一度M&Aを経験したことのある人や、買い手や仲介業者と利害関係のない人に、積極的に相談しましょう。経験値のある「味方」を作ると、ハッタリ交じりの駆け引きで安易な妥協をしてしまうリスクはほぼなくなります。

弊社で実施しているセカンドオピニオン

弊社でもセカンドオピニオンをサービスとして実施していますが、実際に行っているのはごく基本的なことです。

詳しくは「M&Aで不安・不信を感じた際のセカンドオピニオンの3つの方法」という記事で紹介していますので、お知り合いでM&Aに詳しい方がいらっしゃれば、ぜひ真似してもらってみてください。

リスク6.M&A後に買い手の方針が変わるリスク

M&Aが成立すると、会社は完全に買い手のものになります。口を出す一切の権限が売り手オーナーにはなくなります。

そのため、最初は全員の雇用維持を約束していたのに、M&Aした途端にリストラが行われたといったことも起こりえます。

M&A後の事業運営が成功/失敗を分ける

もしあなたが雇用維持をM&Aの大前提にしていたのであれば、どんなに高い金額で売れたとしても、それはM&Aの失敗です。

成立してしまったM&Aは永遠に取り返しがつきません。一生の後悔と戦うことになります。

買い手を選ぶ際に経営方針を確認しよう

買い手を選ぶ前にM&A後の事業計画をしっかりと訊き出し、自分の意に沿う事業計画を描いている相手かどうか確認しましょう。
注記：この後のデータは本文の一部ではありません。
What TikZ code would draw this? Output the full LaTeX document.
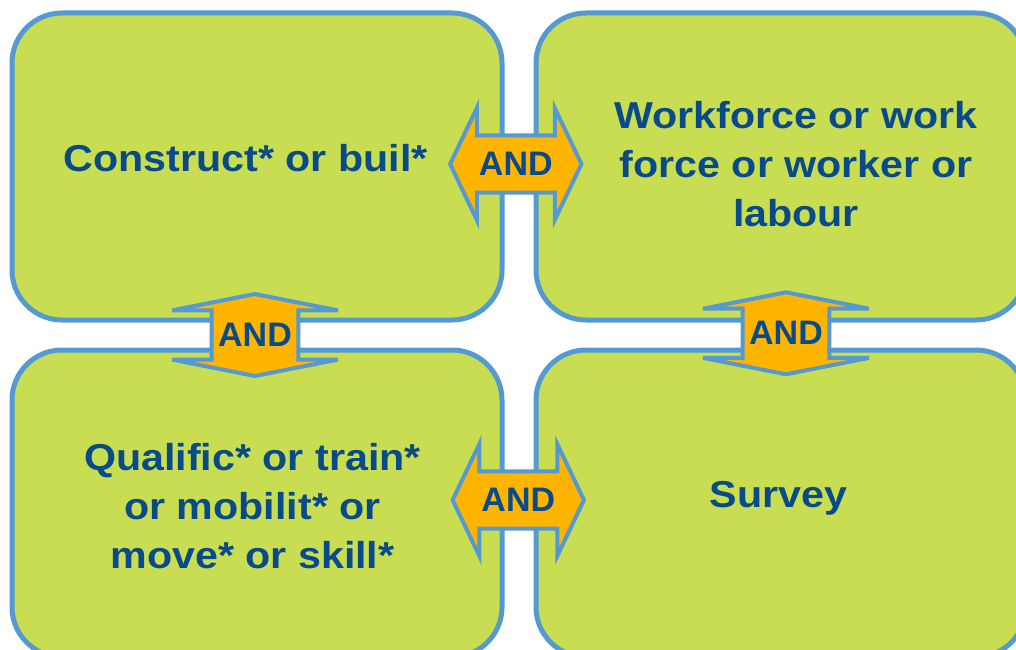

事業計画をしっかりと精査していけば、嘘やゴマカシがないかどうかや、実現可能な地に足の着いた計画を描いているかなど、きちんと確認することができます。

買い手の事業計画でチェックすべきポイントについては、「M&A相手を選択するために確認したい事業計画の9つの重要ポイント」をご覧ください。

リスク7.「節税」が否認されるリスク

M&Aは巨額の収入を得ますので、当然巨額の税金が発生します。できれば少しでも節税したいところです。

そのため、複雑怪奇な節税スキームを提案するコンサルタントも中にはいます。しかし、アクロバティックな節税策は、税務調査で否認されるリスクは常に付きまといます。

また、M&Aや組織再編は経験のある税理士が極端に少ない分野でもあり、きちんと提案できる人が少ないこともネックです。

安全に使える節税策は3つだけ

M&Aで堅実に選択できる節税策を選択し、怪しい「節税スキーム」には乗らないことです。

M&Aで個人の売り手株主が安全に使える節税策は、3つしかありません。

  • M&A対価の一部を役員退職金に振り替える
  • ヨコの会社分割(分割型分割)で余計な資産を売買対象から外す
  • タテの会社分割(分社型分割)か事業譲渡に切り替える(状況次第)

詳しくは「【図解】株式売却M&Aで税額が半分にもなる個人売主の3つの節税策」をご覧いただきたいですが、この記事にない節税スキームを提案された場合は、組織再編税務に詳しい税理士にセカンドオピニオンを依頼されることを強くお勧めします。

また、会社分割の適格/非適格判定などについても、やはり組織再編に精通した税理士でなければ大変危険です。こちらも適宜サポートを依頼したほうがいいでしょう。

おわりに

今回は、M&Aにおける売り手のリスクについて解説させていただきました。

 

リスクを回避するポイントもコメントしましたので、ぜひリスクを過度に恐れることなく、しかし軽んじることなく、うまく付き合っていきましょう。